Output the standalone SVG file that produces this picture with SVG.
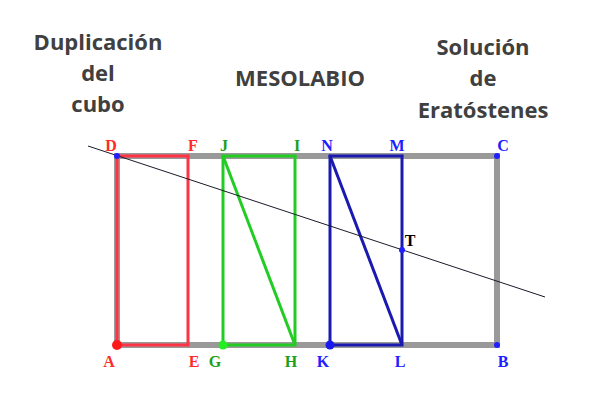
<svg xmlns="http://www.w3.org/2000/svg" width="600" height="400" viewBox="0 0 600 400">
<style>
.t{font-family:"Open Sans","Liberation Sans",sans-serif;font-weight:bold;font-size:22px;fill:#404040;text-anchor:middle}
.l{font-family:"Liberation Serif",serif;font-weight:bold;font-size:16px;text-anchor:middle}
.r{fill:#ff2a2a}.g{fill:#1aa01a}.b{fill:#2020ff}.k{fill:#000}
</style>
<rect width="600" height="400" fill="#fff"/>
<g id="titles">
<text class="t" x="98" y="50">Duplicación</text>
<text class="t" x="98" y="81">del</text>
<text class="t" x="98" y="112">cubo</text>
<text class="t" x="300" y="86">MESOLABIO</text>
<text class="t" x="483" y="55">Solución</text>
<text class="t" x="483" y="86">de</text>
<text class="t" x="483" y="118">Eratóstenes</text>
</g>
<g id="frame"><rect x="117" y="156" width="380" height="189" fill="none" stroke="#999" stroke-width="6"/></g>
<g id="red"><polyline points="117,156 188,156 188,345 117,345 117,156" fill="none" stroke="#ff3344" stroke-width="3"/></g>
<g id="green"><polyline points="223,345 295,345 295,156 223,156 223,345" fill="none" stroke="#22cc22" stroke-width="3"/><line x1="223" y1="156" x2="295" y2="345" stroke="#22cc22" stroke-width="3"/></g>
<g id="blue"><polyline points="330,345 402,345 402,156 330,156 330,345" fill="none" stroke="#1a1ab0" stroke-width="3"/><line x1="330" y1="156" x2="402" y2="345" stroke="#1a1ab0" stroke-width="3"/></g>
<g id="connectors"><line x1="88" y1="146" x2="545" y2="297" stroke="#1a1a2a" stroke-width="1"/></g>
<g id="points">
<circle cx="117" cy="156" r="3" fill="#2020ff"/>
<circle cx="188" cy="156" r="1.5" fill="#ff3344"/>
<circle cx="223" cy="156" r="1.5" fill="#22cc22"/>
<circle cx="295" cy="156" r="1.5" fill="#22cc22"/>
<circle cx="330" cy="156" r="1.5" fill="#1a1ab0"/>
<circle cx="402" cy="156" r="1.5" fill="#1a1ab0"/>
<circle cx="497" cy="156" r="3" fill="#2020ff"/>
<circle cx="117" cy="345" r="5" fill="#ff1a1a"/>
<circle cx="223" cy="345" r="4.5" fill="#22ee22"/>
<circle cx="330" cy="345" r="4.5" fill="#1a1aee"/>
<circle cx="497" cy="345" r="3" fill="#2020ff"/>
<circle cx="402" cy="250" r="3" fill="#2020ff"/>
</g>
<g id="labels">
<text class="l r" x="111" y="151">D</text>
<text class="l r" x="193" y="151">F</text>
<text class="l g" x="224" y="151">J</text>
<text class="l g" x="297" y="151">I</text>
<text class="l b" x="327" y="151">N</text>
<text class="l b" x="397" y="151">M</text>
<text class="l b" x="503" y="151">C</text>
<text class="l k" x="410" y="246">T</text>
<text class="l r" x="109" y="367">A</text>
<text class="l r" x="194" y="367">E</text>
<text class="l g" x="215" y="367">G</text>
<text class="l g" x="291" y="367">H</text>
<text class="l b" x="323" y="367">K</text>
<text class="l b" x="400" y="367">L</text>
<text class="l b" x="503" y="367">B</text>
</g>
</svg>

> DO THIS
Replicate the material above verbatim; images stay out of the copy.

> ANSWER TO THE EXERCISE
Output the standalone SVG file that produces this picture with SVG.
<svg xmlns="http://www.w3.org/2000/svg" width="600" height="400" viewBox="0 0 600 400">
<style>
.t{font-family:"Open Sans","Liberation Sans",sans-serif;font-weight:bold;font-size:22px;fill:#404040;text-anchor:middle}
.l{font-family:"Liberation Serif",serif;font-weight:bold;font-size:16px;text-anchor:middle}
.r{fill:#ff2a2a}.g{fill:#1aa01a}.b{fill:#2020ff}.k{fill:#000}
</style>
<rect width="600" height="400" fill="#fff"/>
<g id="titles">
<text class="t" x="98" y="50">Duplicación</text>
<text class="t" x="98" y="81">del</text>
<text class="t" x="98" y="112">cubo</text>
<text class="t" x="300" y="86">MESOLABIO</text>
<text class="t" x="483" y="55">Solución</text>
<text class="t" x="483" y="86">de</text>
<text class="t" x="483" y="118">Eratóstenes</text>
</g>
<g id="frame"><rect x="117" y="156" width="380" height="189" fill="none" stroke="#999" stroke-width="6"/></g>
<g id="red"><polyline points="117,156 188,156 188,345 117,345 117,156" fill="none" stroke="#ff3344" stroke-width="3"/></g>
<g id="green"><polyline points="223,345 295,345 295,156 223,156 223,345" fill="none" stroke="#22cc22" stroke-width="3"/><line x1="223" y1="156" x2="295" y2="345" stroke="#22cc22" stroke-width="3"/></g>
<g id="blue"><polyline points="330,345 402,345 402,156 330,156 330,345" fill="none" stroke="#1a1ab0" stroke-width="3"/><line x1="330" y1="156" x2="402" y2="345" stroke="#1a1ab0" stroke-width="3"/></g>
<g id="connectors"><line x1="88" y1="146" x2="545" y2="297" stroke="#1a1a2a" stroke-width="1"/></g>
<g id="points">
<circle cx="117" cy="156" r="3" fill="#2020ff"/>
<circle cx="188" cy="156" r="1.5" fill="#ff3344"/>
<circle cx="223" cy="156" r="1.5" fill="#22cc22"/>
<circle cx="295" cy="156" r="1.5" fill="#22cc22"/>
<circle cx="330" cy="156" r="1.5" fill="#1a1ab0"/>
<circle cx="402" cy="156" r="1.5" fill="#1a1ab0"/>
<circle cx="497" cy="156" r="3" fill="#2020ff"/>
<circle cx="117" cy="345" r="5" fill="#ff1a1a"/>
<circle cx="223" cy="345" r="4.5" fill="#22ee22"/>
<circle cx="330" cy="345" r="4.5" fill="#1a1aee"/>
<circle cx="497" cy="345" r="3" fill="#2020ff"/>
<circle cx="402" cy="250" r="3" fill="#2020ff"/>
</g>
<g id="labels">
<text class="l r" x="111" y="151">D</text>
<text class="l r" x="193" y="151">F</text>
<text class="l g" x="224" y="151">J</text>
<text class="l g" x="297" y="151">I</text>
<text class="l b" x="327" y="151">N</text>
<text class="l b" x="397" y="151">M</text>
<text class="l b" x="503" y="151">C</text>
<text class="l k" x="410" y="246">T</text>
<text class="l r" x="109" y="367">A</text>
<text class="l r" x="194" y="367">E</text>
<text class="l g" x="215" y="367">G</text>
<text class="l g" x="291" y="367">H</text>
<text class="l b" x="323" y="367">K</text>
<text class="l b" x="400" y="367">L</text>
<text class="l b" x="503" y="367">B</text>
</g>
</svg>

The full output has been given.